- **DO THIS**
Quote all lines below exactly. Images stay out.

- **DATA SEGMENT**
++++
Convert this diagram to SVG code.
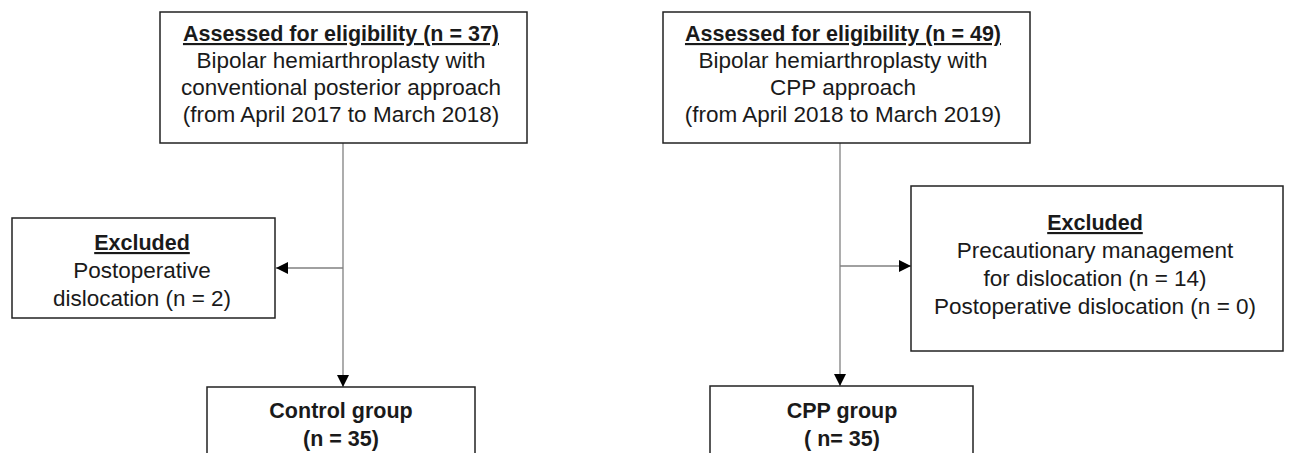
<svg xmlns="http://www.w3.org/2000/svg" width="1296" height="453" viewBox="0 0 1296 453">
<defs>
<marker id="arr" viewBox="0 0 12 12" refX="12" refY="6" markerWidth="12" markerHeight="12" markerUnits="userSpaceOnUse" orient="auto">
<path d="M0,0 L12,6 L0,12 Z" fill="#000"/>
</marker>
</defs>
<style>
.box{fill:#fff;stroke:#222;stroke-width:1.5}
.conn{stroke:#808080;stroke-width:1.3;fill:none}
text{font-family:"Liberation Sans",Arial,sans-serif;font-size:22.5px;fill:#1a1a1a;text-anchor:middle}
.b{font-weight:bold;font-size:21.5px}
.u{text-decoration:underline}
</style>
<rect width="1296" height="453" fill="#fff"/>
<g id="connectors">
<line class="conn" x1="343" y1="143" x2="343" y2="387" marker-end="url(#arr)"/>
<line class="conn" x1="343" y1="268" x2="276" y2="268" marker-end="url(#arr)"/>
<line class="conn" x1="840" y1="143" x2="840" y2="386" marker-end="url(#arr)"/>
<line class="conn" x1="840" y1="266" x2="911" y2="266" marker-end="url(#arr)"/>
</g>
<g id="assessed-control">
<rect class="box" x="160" y="12" width="367" height="131"/>
<text x="341" y="41" class="b u">Assessed for eligibility (n = 37)</text>
<text x="341" y="68">Bipolar hemiarthroplasty with</text>
<text x="341" y="95">conventional posterior approach</text>
<text x="341" y="122">(from April 2017 to March 2018)</text>
</g>
<g id="assessed-cpp">
<rect class="box" x="663" y="12" width="367" height="131"/>
<text x="843" y="41" class="b u">Assessed for eligibility (n = 49)</text>
<text x="843" y="68">Bipolar hemiarthroplasty with</text>
<text x="843" y="95">CPP approach</text>
<text x="843" y="122">(from April 2018 to March 2019)</text>
</g>
<g id="excluded-control">
<rect class="box" x="12" y="218" width="263" height="100"/>
<text x="142" y="250" class="b u">Excluded</text>
<text x="142" y="278">Postoperative</text>
<text x="142" y="306">dislocation (n = 2)</text>
</g>
<g id="excluded-cpp">
<rect class="box" x="911" y="186" width="372" height="165"/>
<text x="1095" y="230" class="b u">Excluded</text>
<text x="1095" y="258">Precautionary management</text>
<text x="1095" y="286">for dislocation (n = 14)</text>
<text x="1095" y="314">Postoperative dislocation (n = 0)</text>
</g>
<g id="control-group">
<rect class="box" x="207" y="387" width="268" height="80"/>
<text x="341" y="418" class="b">Control group</text>
<text x="341" y="446" class="b">(n = 35)</text>
</g>
<g id="cpp-group">
<rect class="box" x="710" y="386" width="263" height="80"/>
<text x="842" y="418" class="b">CPP group</text>
<text x="842" y="446" class="b">( n= 35)</text>
</g>
</svg>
++++
- **SOLUTION**
Convert this diagram to SVG code.
<svg xmlns="http://www.w3.org/2000/svg" width="1296" height="453" viewBox="0 0 1296 453">
<defs>
<marker id="arr" viewBox="0 0 12 12" refX="12" refY="6" markerWidth="12" markerHeight="12" markerUnits="userSpaceOnUse" orient="auto">
<path d="M0,0 L12,6 L0,12 Z" fill="#000"/>
</marker>
</defs>
<style>
.box{fill:#fff;stroke:#222;stroke-width:1.5}
.conn{stroke:#808080;stroke-width:1.3;fill:none}
text{font-family:"Liberation Sans",Arial,sans-serif;font-size:22.5px;fill:#1a1a1a;text-anchor:middle}
.b{font-weight:bold;font-size:21.5px}
.u{text-decoration:underline}
</style>
<rect width="1296" height="453" fill="#fff"/>
<g id="connectors">
<line class="conn" x1="343" y1="143" x2="343" y2="387" marker-end="url(#arr)"/>
<line class="conn" x1="343" y1="268" x2="276" y2="268" marker-end="url(#arr)"/>
<line class="conn" x1="840" y1="143" x2="840" y2="386" marker-end="url(#arr)"/>
<line class="conn" x1="840" y1="266" x2="911" y2="266" marker-end="url(#arr)"/>
</g>
<g id="assessed-control">
<rect class="box" x="160" y="12" width="367" height="131"/>
<text x="341" y="41" class="b u">Assessed for eligibility (n = 37)</text>
<text x="341" y="68">Bipolar hemiarthroplasty with</text>
<text x="341" y="95">conventional posterior approach</text>
<text x="341" y="122">(from April 2017 to March 2018)</text>
</g>
<g id="assessed-cpp">
<rect class="box" x="663" y="12" width="367" height="131"/>
<text x="843" y="41" class="b u">Assessed for eligibility (n = 49)</text>
<text x="843" y="68">Bipolar hemiarthroplasty with</text>
<text x="843" y="95">CPP approach</text>
<text x="843" y="122">(from April 2018 to March 2019)</text>
</g>
<g id="excluded-control">
<rect class="box" x="12" y="218" width="263" height="100"/>
<text x="142" y="250" class="b u">Excluded</text>
<text x="142" y="278">Postoperative</text>
<text x="142" y="306">dislocation (n = 2)</text>
</g>
<g id="excluded-cpp">
<rect class="box" x="911" y="186" width="372" height="165"/>
<text x="1095" y="230" class="b u">Excluded</text>
<text x="1095" y="258">Precautionary management</text>
<text x="1095" y="286">for dislocation (n = 14)</text>
<text x="1095" y="314">Postoperative dislocation (n = 0)</text>
</g>
<g id="control-group">
<rect class="box" x="207" y="387" width="268" height="80"/>
<text x="341" y="418" class="b">Control group</text>
<text x="341" y="446" class="b">(n = 35)</text>
</g>
<g id="cpp-group">
<rect class="box" x="710" y="386" width="263" height="80"/>
<text x="842" y="418" class="b">CPP group</text>
<text x="842" y="446" class="b">( n= 35)</text>
</g>
</svg>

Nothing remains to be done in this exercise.